Let me repeat that, in order to be clear: Sinead O’Connor started this.  Ms Cyrus may have brought the media to Ms O’Connor’s door by citing her as an inspiration but it was Ms O’Connor herself that started the (open) correspondence between them.  She did so with, I don’t doubt, the best of intentions.  She also implied that Miley Cyrus is being manipulated into behaving ‘like a prostitute’ and either completely missed or intentionally ignored the possibility that the image Ms Cyrus is portraying might be absolutely intentional on her behalf (does that make her choices good?  No, not necessarily, but it does make them hers).  Ms Cyrus reacted like a petulant teenager who’s been slapped on the wrist (sorry, but it’s true, her Twitter escapades were out of line, she could have handled the matter much more maturely and she chose not to).  Things escalated.  Offensive slights about mental illness were made (by Ms Cyrus).  Insulting comparisons were made (by both parties).  Legal threats were made (by Ms O’Connor).

I don’t want people to misinterpret my opinion on this (not that my opinion is particularly important, but it is mine): I’m not condoning Ms Cyrus’s actions in responding to Ms O’Connor’s well-intentioned letter.  Making fun of people with mental illnesses is never, ever okay (and being a person with a neurological disorder and a mental illness I am particularly sensitive to such matters).  It was heartless, cruel and low.  There’s a lot of backlash about that – some people are calling Ms Cyrus extremely unpleasant names over this – and I feel that she’s simply going to have to wear that.  She should definitely offer a full and public apology.  The world doesn’t need a second Justin Bieber.  I also feel that whether it was well-intentioned or not Ms O’Connor’s initial open letter was, in fact, somewhat patronising.  Again, I applaud her sense of concern, but I doubt Ms O’Connor’s belief that Ms Cyrus is being pushed into anything she doesn’t want to be.  She strikes me as the sort of woman who’d more than happily push right back.  So yes, I think she was patronising Ms Cyrus.  I think her heart was in the right place but her perceptions of the situation were (and probably continue to be) somewhat off.

In fact, the whole thing strikes me very much as a protective mother and a rebellious daughter.

Amanda Palmer, Melbourne, 2013

Amanda Palmer, meanwhile, crafted a letter to Ms O’Connor.  You can read it on her website here.

This is something I want everyone who reads this long-winded blog post to understand.  There’s a reason why I freaking adore Ms Palmer so much, a reason why she’s just as much an inspiration to me as her husband (though in a different way) and there’s a damn good reason why we need more people in the world like her.

There’s also a damn good reason why this blog post isn’t actually about Ms Cyrus or Ms O’Connor.  It’s about Ms Palmer.  The mess that’s unfolded over the last couple of days has simply pushed to the fore why, especially at times like these, we need more people like Amanda Palmer in the world.

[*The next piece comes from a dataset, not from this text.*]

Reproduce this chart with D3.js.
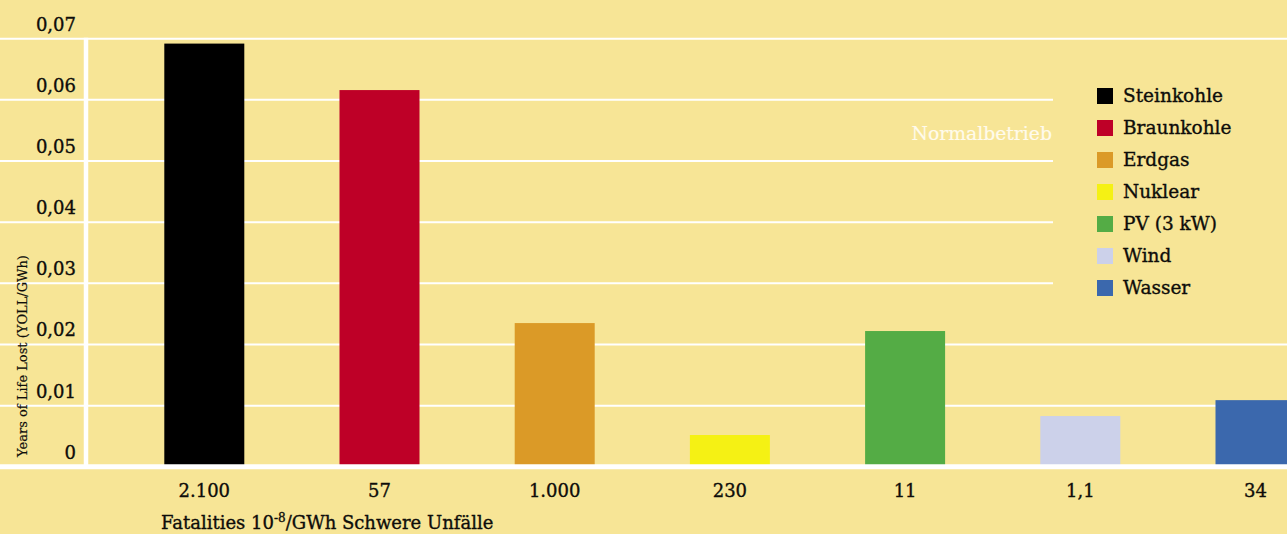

At the core of everything, under the music and the make-up, the kimono and the bra, even under the flesh and the bones, Ms Palmer wants something very simple.

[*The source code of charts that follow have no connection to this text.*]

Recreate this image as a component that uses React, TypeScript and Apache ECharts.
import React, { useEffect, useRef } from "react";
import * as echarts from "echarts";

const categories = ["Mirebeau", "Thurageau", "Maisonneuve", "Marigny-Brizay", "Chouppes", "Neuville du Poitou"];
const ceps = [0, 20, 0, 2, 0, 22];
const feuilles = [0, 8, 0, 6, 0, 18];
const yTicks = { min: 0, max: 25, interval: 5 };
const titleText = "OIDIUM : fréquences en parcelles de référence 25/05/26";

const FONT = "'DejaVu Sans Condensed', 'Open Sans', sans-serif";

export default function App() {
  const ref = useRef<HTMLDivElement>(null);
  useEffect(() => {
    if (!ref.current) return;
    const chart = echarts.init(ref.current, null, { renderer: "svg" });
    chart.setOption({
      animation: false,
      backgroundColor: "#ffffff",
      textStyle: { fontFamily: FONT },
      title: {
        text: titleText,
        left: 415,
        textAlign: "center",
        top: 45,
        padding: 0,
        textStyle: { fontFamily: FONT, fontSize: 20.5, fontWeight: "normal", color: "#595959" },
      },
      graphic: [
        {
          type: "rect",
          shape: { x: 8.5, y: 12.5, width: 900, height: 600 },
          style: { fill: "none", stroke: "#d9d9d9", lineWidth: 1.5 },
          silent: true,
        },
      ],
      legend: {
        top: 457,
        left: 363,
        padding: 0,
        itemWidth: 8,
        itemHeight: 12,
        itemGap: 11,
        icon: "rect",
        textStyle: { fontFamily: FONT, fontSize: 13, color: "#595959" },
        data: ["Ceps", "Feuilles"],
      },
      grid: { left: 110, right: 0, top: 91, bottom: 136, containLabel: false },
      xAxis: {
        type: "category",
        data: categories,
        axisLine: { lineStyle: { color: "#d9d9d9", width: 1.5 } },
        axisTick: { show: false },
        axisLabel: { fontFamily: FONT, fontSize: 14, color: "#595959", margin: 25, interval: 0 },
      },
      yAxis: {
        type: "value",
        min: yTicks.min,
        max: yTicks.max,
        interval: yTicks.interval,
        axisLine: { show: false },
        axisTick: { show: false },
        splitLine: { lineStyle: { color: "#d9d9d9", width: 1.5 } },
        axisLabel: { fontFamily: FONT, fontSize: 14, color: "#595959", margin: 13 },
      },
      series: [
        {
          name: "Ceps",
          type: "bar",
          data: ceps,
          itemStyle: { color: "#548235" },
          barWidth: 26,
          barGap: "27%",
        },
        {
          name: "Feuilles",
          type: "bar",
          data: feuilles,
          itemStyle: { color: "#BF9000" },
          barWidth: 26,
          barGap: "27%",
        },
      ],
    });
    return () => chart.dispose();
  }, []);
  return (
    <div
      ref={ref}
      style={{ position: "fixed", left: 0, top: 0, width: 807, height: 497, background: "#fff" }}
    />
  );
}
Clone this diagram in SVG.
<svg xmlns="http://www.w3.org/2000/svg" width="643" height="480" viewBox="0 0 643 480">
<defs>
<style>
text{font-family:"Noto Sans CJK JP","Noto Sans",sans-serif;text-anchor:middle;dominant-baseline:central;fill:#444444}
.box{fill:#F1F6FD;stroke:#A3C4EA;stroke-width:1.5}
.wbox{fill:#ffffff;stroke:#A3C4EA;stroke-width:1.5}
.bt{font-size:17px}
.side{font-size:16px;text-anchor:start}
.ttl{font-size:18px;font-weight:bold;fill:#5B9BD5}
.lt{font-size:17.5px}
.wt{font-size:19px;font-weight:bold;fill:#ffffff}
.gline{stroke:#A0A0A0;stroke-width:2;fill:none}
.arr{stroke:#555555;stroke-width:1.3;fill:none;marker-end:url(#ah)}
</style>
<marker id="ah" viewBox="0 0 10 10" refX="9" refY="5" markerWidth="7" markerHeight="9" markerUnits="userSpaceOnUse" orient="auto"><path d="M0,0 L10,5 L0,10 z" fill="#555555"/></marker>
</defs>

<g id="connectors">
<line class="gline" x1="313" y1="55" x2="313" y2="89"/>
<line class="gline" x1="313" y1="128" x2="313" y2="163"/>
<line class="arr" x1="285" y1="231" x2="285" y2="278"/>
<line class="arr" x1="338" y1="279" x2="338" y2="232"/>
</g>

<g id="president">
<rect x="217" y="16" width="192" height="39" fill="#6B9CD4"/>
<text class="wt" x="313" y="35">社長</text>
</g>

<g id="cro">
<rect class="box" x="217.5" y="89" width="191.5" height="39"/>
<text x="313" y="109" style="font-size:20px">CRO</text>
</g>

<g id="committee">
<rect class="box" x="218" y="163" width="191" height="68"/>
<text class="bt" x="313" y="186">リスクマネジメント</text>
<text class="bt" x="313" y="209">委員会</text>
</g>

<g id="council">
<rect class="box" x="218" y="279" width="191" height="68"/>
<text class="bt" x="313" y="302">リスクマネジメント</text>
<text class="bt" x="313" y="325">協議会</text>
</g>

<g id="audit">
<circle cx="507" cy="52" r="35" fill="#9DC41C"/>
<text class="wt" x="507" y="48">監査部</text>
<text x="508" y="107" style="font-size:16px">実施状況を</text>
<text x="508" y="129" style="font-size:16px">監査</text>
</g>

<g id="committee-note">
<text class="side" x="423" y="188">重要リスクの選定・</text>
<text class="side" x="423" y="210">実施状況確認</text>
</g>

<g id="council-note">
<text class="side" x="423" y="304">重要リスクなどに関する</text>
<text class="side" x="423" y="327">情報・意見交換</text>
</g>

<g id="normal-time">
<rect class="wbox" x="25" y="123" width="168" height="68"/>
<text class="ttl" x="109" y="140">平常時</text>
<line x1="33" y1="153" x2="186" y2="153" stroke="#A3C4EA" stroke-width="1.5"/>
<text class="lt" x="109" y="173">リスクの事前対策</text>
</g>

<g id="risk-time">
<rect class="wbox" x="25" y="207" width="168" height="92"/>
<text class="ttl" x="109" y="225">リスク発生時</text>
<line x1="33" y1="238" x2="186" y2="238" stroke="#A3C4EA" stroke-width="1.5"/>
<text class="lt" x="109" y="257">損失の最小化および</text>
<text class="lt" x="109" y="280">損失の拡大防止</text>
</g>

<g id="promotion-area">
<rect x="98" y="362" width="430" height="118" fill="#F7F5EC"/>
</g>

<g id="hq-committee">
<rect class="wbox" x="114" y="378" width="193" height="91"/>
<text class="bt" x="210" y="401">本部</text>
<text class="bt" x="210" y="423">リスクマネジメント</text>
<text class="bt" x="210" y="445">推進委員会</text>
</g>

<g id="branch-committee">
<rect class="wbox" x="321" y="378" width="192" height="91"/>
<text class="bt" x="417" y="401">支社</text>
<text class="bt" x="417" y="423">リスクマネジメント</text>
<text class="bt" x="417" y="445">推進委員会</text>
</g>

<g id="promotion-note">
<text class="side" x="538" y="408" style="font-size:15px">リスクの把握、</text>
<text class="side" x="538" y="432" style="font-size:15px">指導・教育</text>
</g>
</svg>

She wants people to be allowed and to be encouraged to be proud of themselves.

There are no words to describe how much that means to me, how precious it is.  She’s a golden heart wrapped in skin.  She’s made mistakes, she’s fought tooth and nail through a male-dominated industry, she’s battled record labels for her right to be herself, she’s battled depression (and no doubt still does; depression is a clingy bastard that won’t stop calling and leaving creepy messages).  She could be incredibly jaded, bitter, immutably and incurably cynical about the world – but she’s not.  She has hope, dreams and laughter aplenty for the world to enjoy.  While Ms O’Connor and Ms Cyrus were taking pot-shots at one another she was enjoying the company of young girls interested in music, looking and knowing the future was unfolding right before her eyes – and that the future is full of hope.

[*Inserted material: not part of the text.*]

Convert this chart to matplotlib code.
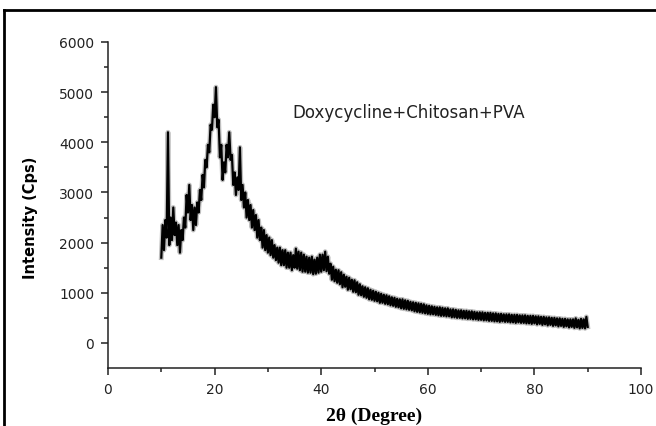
import numpy as np
import matplotlib.pyplot as plt
from matplotlib.lines import Line2D

# 2theta grid, 4 readings per degree from 10 to 90
two_theta_start = 10.0
two_theta_step = 0.25

# intensity (cps), one row per degree
intensity = [
    1700, 2350, 1850, 2450,   # 10
    2100, 4200, 1950, 2500,   # 11
    2050, 2700, 2150, 2400,   # 12
    1950, 2350, 1800, 2250,   # 13
    2050, 2500, 2300, 2950,   # 14
    2600, 3150, 2450, 2750,   # 15
    2250, 2700, 2350, 2800,   # 16
    2600, 3050, 2850, 3350,   # 17
    3100, 3650, 3500, 3950,   # 18
    3800, 4350, 4250, 4750,   # 19
    4500, 5100, 4300, 4450,   # 20
    3700, 3950, 3250, 3600,   # 21
    3400, 3950, 3700, 4200,   # 22
    3650, 3750, 3150, 3400,   # 23
    2950, 3300, 3050, 3900,   # 24
    2850, 3150, 2700, 3000,   # 25
    2500, 2850, 2450, 2750,   # 26
    2300, 2650, 2250, 2550,   # 27
    2100, 2450, 2050, 2300,   # 28
    1900, 2250, 1850, 2150,   # 29
    1800, 2100, 1750, 2050,   # 30
    1700, 1950, 1650, 1900,   # 31
    1600, 1900, 1550, 1850,   # 32
    1550, 1850, 1500, 1800,   # 33
    1500, 1800, 1450, 1750,   # 34
    1500, 1880, 1480, 1820,   # 35
    1450, 1800, 1420, 1760,   # 36
    1420, 1720, 1400, 1700,   # 37
    1400, 1720, 1370, 1660,   # 38
    1380, 1700, 1400, 1760,   # 39
    1420, 1760, 1450, 1820,   # 40
    1430, 1720, 1380, 1580,   # 41
    1260, 1520, 1230, 1460,   # 42
    1200, 1450, 1170, 1410,   # 43
    1110, 1360, 1120, 1320,   # 44
    1060, 1300, 1070, 1260,   # 45
    1020, 1250, 1010, 1210,   # 46
    960, 1170, 950, 1130,     # 47
    920, 1110, 900, 1090,     # 48
    870, 1060, 860, 1040,     # 49
    840, 1020, 830, 1000,     # 50
    800, 980, 800, 960,       # 51
    780, 950, 770, 930,       # 52
    750, 910, 740, 900,       # 53
    720, 880, 710, 870,       # 54
    690, 870, 680, 850,       # 55
    670, 840, 660, 820,       # 56
    650, 810, 630, 800,       # 57
    620, 790, 610, 780,       # 58
    600, 770, 590, 750,       # 59
    580, 740, 570, 730,       # 60
    570, 720, 560, 710,       # 61
    550, 710, 540, 700,       # 62
    540, 690, 530, 690,       # 63
    530, 670, 510, 670,       # 64
    510, 660, 500, 650,       # 65
    500, 650, 490, 640,       # 66
    490, 640, 480, 630,       # 67
    480, 630, 470, 620,       # 68
    470, 610, 460, 610,       # 69
    460, 610, 450, 600,       # 70
    450, 600, 440, 600,       # 71
    440, 590, 430, 590,       # 72
    430, 580, 420, 580,       # 73
    430, 570, 420, 570,       # 74
    420, 570, 410, 560,       # 75
    410, 560, 400, 560,       # 76
    410, 550, 400, 550,       # 77
    400, 550, 390, 540,       # 78
    390, 540, 380, 540,       # 79
    390, 530, 370, 530,       # 80
    380, 520, 360, 520,       # 81
    370, 510, 350, 510,       # 82
    360, 500, 340, 500,       # 83
    350, 490, 330, 490,       # 84
    340, 480, 320, 480,       # 85
    330, 470, 310, 470,       # 86
    320, 470, 300, 490,       # 87
    310, 460, 290, 480,       # 88
    300, 470, 290, 520,       # 89
    320,                      # 90
]

sample_label = "Doxycycline+Chitosan+PVA"
x_ticks = [0, 20, 40, 60, 80, 100]
y_ticks = [0, 1000, 2000, 3000, 4000, 5000, 6000]

two_theta = two_theta_start + two_theta_step * np.arange(len(intensity))

fig = plt.figure(figsize=(6.56, 4.27), dpi=100)
ax = fig.add_axes([108 / 656, 1 - 369 / 427, 533 / 656, 326 / 427])

# soft grey halo under the trace, like the scanned original
ax.plot(two_theta, intensity, color='black', lw=3.5, alpha=0.25,
        solid_joinstyle='round')
ax.plot(two_theta, intensity, color='black', lw=1.6, solid_joinstyle='round')

ax.set_xlim(0, 100)
ax.set_ylim(-500, 6000)
ax.set_xticks(x_ticks)
ax.set_xticks(np.arange(10, 100, 20), minor=True)
ax.set_yticks(y_ticks)
ax.set_yticks(np.arange(500, 6000, 1000), minor=True)

for s in ['top', 'right']:
    ax.spines[s].set_visible(False)
for s in ['left', 'bottom']:
    ax.spines[s].set_linewidth(1.1)
    ax.spines[s].set_color('#222222')

ax.tick_params(which='major', length=5, width=1.1, color='#222222',
               labelsize=10, labelcolor='#222222', pad=5)
ax.tick_params(which='minor', length=3, width=1.1, color='#222222')
for lab in ax.get_xticklabels() + ax.get_yticklabels():
    lab.set_family('DejaVu Sans')

ax.set_ylabel('Intensity (Cps)', fontsize=10.5, fontweight='bold',
              family=['DejaVu Sans'])
ax.yaxis.set_label_coords(-0.132, 0.463)
ax.set_xlabel('2θ (Degree)', fontsize=14, fontweight='bold',
              family=['Liberation Serif', 'DejaVu Serif'], labelpad=8)

ax.text(34.5, 4500, sample_label, fontsize=12, family='DejaVu Sans',
        color='#222222', va='baseline', ha='left')

# frame of the original (cropped on right and bottom)
fig.add_artist(Line2D([4 / 656, 4 / 656], [0, 1 - 11 / 427],
                      transform=fig.transFigure, color='black', lw=2))
fig.add_artist(Line2D([4 / 656, 1], [1 - 11 / 427, 1 - 11 / 427],
                      transform=fig.transFigure, color='black', lw=2))

fig.savefig('out.png', dpi=100)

If she can look at the world with such wonder why can’t we all?

I am, as you’ve no doubt gathered, not female.  Nor am I a singer.  I barely even really consider myself an artist; I’m more some dude with a keyboard, a blog and a head full of doubts.  Ms Palmer doesn’t know me; very likely she never will.  Like most of my inspirations she’s a distant figure that my admiring mind irrationally thinks can accomplish miracles, a person who seems so alien and familiar to me at once, and who wouldn’t know me from anyone else should she see me on the street.  But that’s all right.  She’s in the world and that’s a valuable, important thing.

Back to the point, despite not being a female singer artist her open letter struck a deep chord within me.  This is an important lesson for anyone interested in any kind of self-expression.  Y’all should read Ms Palmer’s letter for the simple, elegant concept of an artist’s uniform.

It’s not just about clothes, of course, it’s about style, direction, intent, drive, passion.  Like many writers I spend a lot more time worrying whether my works will seem too similar to one or another of my muses.  I worry about whether my work is original enough and yet familiar enough.  Different enough but not too different.  I concern myself over which genre to work in (or whether to work in several), whether my style suits one more than another, which demographic to aim for so that I’m not just swinging wildly in the dark hoping to make some kind of connection.

And you know what?  It’s okay for writers to try on their own uniform, to change it now and then, to experiment and to play.  It’s okay for us to give ourselves permission to do that.  It’s okay for fine artists to go through a dozen mediums until they find the one that works (sculpting with plasticine?  Awesome!  Oil painting with your fingers?  Great!).  We don’t need to commit our lives to just one thing and we’re not failures if we find, halfway through something, that it really isn’t Us.  We are permitted to learn about ourselves.  We’re allowed to allow ourselves that and if it makes us better as artists, better as people, then there’s no shame in going, ‘Well, raffia didn’t work, guess I’ll give all this stuff away to the local school’s art department.’  It’s okay if my poems mimic English nursery rhymes, my stories are trite and my blog posts are boring.  And it’s okay if they’re none of those things.

That’s my TIL.  That’s the lesson I took from this fracas about women proclaiming each other to be acting like prostitutes, or to be crazy, or this or that.  One woman, in the middle of it, seeing both sides and calling for mutual support rather than mutual criticism.  One woman saying, ‘It’s okay to learn who you are.’

I feel deeply humbled and immensely privileged to be a part of a world in which the ballad that is Amanda Palmer continues to unfold.

— Scott Thornby, 4th of October, 2013


A short note about titles…

You’ll note throughout this blog post, and perhaps others that I’ve written, that I tend toward the formal ‘Ms’ more often than I use people’s first names.  This is meant as a mark of respect.  It’s a legacy of how I was brought up; I don’t tend to use people’s first names unless I’ve been introduced to them with only a first name, I know them reasonably well or they’ve explicitly given me permission to use their first name (or a nickname).  My apologies if it seems archaic or awkward.

As an aside you’ll notice I don’t afford Robin Thicke the same courtesy.  Yes, you can guess why.